Repeat exactly, please, the lines that begin at the start of the listing and end at the line holding "const tempRangeTop = 88.4, windRangeTop".

↓

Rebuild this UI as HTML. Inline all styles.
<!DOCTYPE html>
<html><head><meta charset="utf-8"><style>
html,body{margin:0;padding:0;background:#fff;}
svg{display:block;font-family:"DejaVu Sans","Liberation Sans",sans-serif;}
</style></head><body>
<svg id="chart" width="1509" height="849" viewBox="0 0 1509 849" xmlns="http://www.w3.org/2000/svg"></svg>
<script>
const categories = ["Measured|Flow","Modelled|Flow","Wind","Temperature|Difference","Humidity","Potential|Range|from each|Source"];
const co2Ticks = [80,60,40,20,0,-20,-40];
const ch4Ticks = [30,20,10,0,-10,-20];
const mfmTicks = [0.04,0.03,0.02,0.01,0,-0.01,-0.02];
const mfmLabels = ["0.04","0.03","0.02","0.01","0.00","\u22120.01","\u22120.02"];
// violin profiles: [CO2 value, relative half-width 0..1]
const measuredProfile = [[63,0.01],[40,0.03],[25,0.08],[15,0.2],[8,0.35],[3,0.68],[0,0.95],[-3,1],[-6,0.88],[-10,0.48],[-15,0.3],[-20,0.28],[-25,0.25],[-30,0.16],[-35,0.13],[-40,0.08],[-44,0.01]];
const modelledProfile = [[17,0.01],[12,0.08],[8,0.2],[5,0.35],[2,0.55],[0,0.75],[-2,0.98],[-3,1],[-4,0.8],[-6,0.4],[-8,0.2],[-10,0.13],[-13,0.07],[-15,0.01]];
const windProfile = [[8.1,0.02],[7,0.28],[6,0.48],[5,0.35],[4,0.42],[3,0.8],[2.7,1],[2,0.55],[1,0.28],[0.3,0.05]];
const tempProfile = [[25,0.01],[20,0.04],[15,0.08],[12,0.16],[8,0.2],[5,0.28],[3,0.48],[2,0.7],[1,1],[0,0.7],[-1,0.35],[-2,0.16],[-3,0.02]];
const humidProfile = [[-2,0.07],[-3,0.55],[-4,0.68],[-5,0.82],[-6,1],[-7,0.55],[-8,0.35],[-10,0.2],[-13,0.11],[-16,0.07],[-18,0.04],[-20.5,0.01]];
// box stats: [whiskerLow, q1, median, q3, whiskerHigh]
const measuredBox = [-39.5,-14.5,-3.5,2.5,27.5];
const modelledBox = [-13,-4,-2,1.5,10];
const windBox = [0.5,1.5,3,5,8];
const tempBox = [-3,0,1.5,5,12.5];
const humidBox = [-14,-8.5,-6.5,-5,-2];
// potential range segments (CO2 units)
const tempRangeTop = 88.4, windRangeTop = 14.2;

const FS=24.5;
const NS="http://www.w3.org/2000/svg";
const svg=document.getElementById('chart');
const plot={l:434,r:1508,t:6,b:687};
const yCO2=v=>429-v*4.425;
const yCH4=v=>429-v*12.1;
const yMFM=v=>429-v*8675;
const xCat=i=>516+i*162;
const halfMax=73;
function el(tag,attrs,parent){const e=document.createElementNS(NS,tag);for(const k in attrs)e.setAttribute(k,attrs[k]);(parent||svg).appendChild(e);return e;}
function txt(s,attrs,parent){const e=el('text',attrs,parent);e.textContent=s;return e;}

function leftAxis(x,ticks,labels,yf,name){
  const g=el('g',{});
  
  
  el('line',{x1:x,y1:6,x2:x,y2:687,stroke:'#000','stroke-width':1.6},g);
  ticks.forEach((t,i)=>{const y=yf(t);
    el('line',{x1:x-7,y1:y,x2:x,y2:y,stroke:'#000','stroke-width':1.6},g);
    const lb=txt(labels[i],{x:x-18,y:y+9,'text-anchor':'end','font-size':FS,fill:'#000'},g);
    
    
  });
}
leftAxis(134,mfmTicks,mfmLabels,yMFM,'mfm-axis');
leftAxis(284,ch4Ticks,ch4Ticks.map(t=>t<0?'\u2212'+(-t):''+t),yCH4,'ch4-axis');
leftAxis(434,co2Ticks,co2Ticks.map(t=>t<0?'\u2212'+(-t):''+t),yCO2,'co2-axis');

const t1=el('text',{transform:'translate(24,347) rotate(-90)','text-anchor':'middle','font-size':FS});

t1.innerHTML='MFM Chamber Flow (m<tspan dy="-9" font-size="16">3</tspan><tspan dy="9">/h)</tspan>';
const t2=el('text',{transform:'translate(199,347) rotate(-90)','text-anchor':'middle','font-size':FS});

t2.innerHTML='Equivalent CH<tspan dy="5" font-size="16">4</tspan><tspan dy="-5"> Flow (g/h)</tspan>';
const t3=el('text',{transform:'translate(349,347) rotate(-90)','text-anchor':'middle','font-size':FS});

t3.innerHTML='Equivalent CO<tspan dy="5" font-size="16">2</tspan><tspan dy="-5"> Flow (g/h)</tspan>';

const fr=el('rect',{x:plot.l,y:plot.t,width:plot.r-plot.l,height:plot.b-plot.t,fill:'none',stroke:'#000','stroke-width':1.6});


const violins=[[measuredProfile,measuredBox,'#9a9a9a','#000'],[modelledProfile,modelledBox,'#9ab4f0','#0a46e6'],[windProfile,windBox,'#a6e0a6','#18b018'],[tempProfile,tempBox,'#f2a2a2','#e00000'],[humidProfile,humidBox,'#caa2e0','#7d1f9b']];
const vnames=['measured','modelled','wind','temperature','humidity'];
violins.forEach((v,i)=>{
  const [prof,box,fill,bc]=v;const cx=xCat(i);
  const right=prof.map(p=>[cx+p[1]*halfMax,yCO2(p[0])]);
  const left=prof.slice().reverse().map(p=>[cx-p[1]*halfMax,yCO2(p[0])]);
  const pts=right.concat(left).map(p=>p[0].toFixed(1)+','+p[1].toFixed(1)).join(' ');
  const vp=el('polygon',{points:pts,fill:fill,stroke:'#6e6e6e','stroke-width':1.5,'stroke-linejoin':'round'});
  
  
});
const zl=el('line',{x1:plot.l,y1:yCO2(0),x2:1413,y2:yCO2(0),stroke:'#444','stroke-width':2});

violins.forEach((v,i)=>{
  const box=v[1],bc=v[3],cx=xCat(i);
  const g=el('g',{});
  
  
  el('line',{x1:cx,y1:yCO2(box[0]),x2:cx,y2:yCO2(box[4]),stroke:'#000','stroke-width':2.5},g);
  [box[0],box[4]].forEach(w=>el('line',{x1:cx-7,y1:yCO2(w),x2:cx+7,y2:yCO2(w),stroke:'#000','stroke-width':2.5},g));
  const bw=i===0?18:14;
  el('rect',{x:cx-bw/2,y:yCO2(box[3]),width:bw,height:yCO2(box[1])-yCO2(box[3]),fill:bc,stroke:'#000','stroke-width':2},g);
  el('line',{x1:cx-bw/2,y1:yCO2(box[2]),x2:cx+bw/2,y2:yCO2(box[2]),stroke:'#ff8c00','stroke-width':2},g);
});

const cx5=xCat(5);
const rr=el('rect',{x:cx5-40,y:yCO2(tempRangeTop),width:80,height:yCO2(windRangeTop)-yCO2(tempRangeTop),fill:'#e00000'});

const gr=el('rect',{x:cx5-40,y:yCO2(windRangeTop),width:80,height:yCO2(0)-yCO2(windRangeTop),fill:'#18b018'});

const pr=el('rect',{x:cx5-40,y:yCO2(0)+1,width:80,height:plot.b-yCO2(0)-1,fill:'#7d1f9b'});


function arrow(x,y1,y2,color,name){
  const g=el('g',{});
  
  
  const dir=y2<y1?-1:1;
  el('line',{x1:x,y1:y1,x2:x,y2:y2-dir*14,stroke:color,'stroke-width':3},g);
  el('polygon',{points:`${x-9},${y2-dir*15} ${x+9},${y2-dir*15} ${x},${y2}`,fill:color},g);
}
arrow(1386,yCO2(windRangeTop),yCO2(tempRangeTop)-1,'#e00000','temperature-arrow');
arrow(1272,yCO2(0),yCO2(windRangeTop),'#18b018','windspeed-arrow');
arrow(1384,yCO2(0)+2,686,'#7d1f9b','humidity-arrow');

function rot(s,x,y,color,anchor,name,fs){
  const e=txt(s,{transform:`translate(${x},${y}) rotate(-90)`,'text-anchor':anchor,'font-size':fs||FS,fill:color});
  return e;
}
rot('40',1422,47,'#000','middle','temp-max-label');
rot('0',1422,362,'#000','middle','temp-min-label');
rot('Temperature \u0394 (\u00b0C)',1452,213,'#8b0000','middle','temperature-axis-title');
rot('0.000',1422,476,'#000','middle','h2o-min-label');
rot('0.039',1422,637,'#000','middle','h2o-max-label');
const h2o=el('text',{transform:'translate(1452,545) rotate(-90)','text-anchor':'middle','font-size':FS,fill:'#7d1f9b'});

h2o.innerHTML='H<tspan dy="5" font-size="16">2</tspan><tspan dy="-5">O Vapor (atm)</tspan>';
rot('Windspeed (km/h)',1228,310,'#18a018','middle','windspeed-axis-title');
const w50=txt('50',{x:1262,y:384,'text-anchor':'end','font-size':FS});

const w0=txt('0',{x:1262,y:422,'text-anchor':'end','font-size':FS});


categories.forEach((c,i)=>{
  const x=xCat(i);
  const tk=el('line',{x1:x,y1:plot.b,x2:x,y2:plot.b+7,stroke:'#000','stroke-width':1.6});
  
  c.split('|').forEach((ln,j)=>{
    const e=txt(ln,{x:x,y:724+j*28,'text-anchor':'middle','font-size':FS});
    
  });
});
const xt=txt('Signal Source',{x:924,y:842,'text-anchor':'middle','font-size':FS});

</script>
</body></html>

↑

SOLUTION
Rebuild this UI as HTML. Inline all styles.
<!DOCTYPE html>
<html><head><meta charset="utf-8"><style>
html,body{margin:0;padding:0;background:#fff;}
svg{display:block;font-family:"DejaVu Sans","Liberation Sans",sans-serif;}
</style></head><body>
<svg id="chart" width="1509" height="849" viewBox="0 0 1509 849" xmlns="http://www.w3.org/2000/svg"></svg>
<script>
const categories = ["Measured|Flow","Modelled|Flow","Wind","Temperature|Difference","Humidity","Potential|Range|from each|Source"];
const co2Ticks = [80,60,40,20,0,-20,-40];
const ch4Ticks = [30,20,10,0,-10,-20];
const mfmTicks = [0.04,0.03,0.02,0.01,0,-0.01,-0.02];
const mfmLabels = ["0.04","0.03","0.02","0.01","0.00","\u22120.01","\u22120.02"];
// violin profiles: [CO2 value, relative half-width 0..1]
const measuredProfile = [[63,0.01],[40,0.03],[25,0.08],[15,0.2],[8,0.35],[3,0.68],[0,0.95],[-3,1],[-6,0.88],[-10,0.48],[-15,0.3],[-20,0.28],[-25,0.25],[-30,0.16],[-35,0.13],[-40,0.08],[-44,0.01]];
const modelledProfile = [[17,0.01],[12,0.08],[8,0.2],[5,0.35],[2,0.55],[0,0.75],[-2,0.98],[-3,1],[-4,0.8],[-6,0.4],[-8,0.2],[-10,0.13],[-13,0.07],[-15,0.01]];
const windProfile = [[8.1,0.02],[7,0.28],[6,0.48],[5,0.35],[4,0.42],[3,0.8],[2.7,1],[2,0.55],[1,0.28],[0.3,0.05]];
const tempProfile = [[25,0.01],[20,0.04],[15,0.08],[12,0.16],[8,0.2],[5,0.28],[3,0.48],[2,0.7],[1,1],[0,0.7],[-1,0.35],[-2,0.16],[-3,0.02]];
const humidProfile = [[-2,0.07],[-3,0.55],[-4,0.68],[-5,0.82],[-6,1],[-7,0.55],[-8,0.35],[-10,0.2],[-13,0.11],[-16,0.07],[-18,0.04],[-20.5,0.01]];
// box stats: [whiskerLow, q1, median, q3, whiskerHigh]
const measuredBox = [-39.5,-14.5,-3.5,2.5,27.5];
const modelledBox = [-13,-4,-2,1.5,10];
const windBox = [0.5,1.5,3,5,8];
const tempBox = [-3,0,1.5,5,12.5];
const humidBox = [-14,-8.5,-6.5,-5,-2];
// potential range segments (CO2 units)
const tempRangeTop = 88.4, windRangeTop = 14.2;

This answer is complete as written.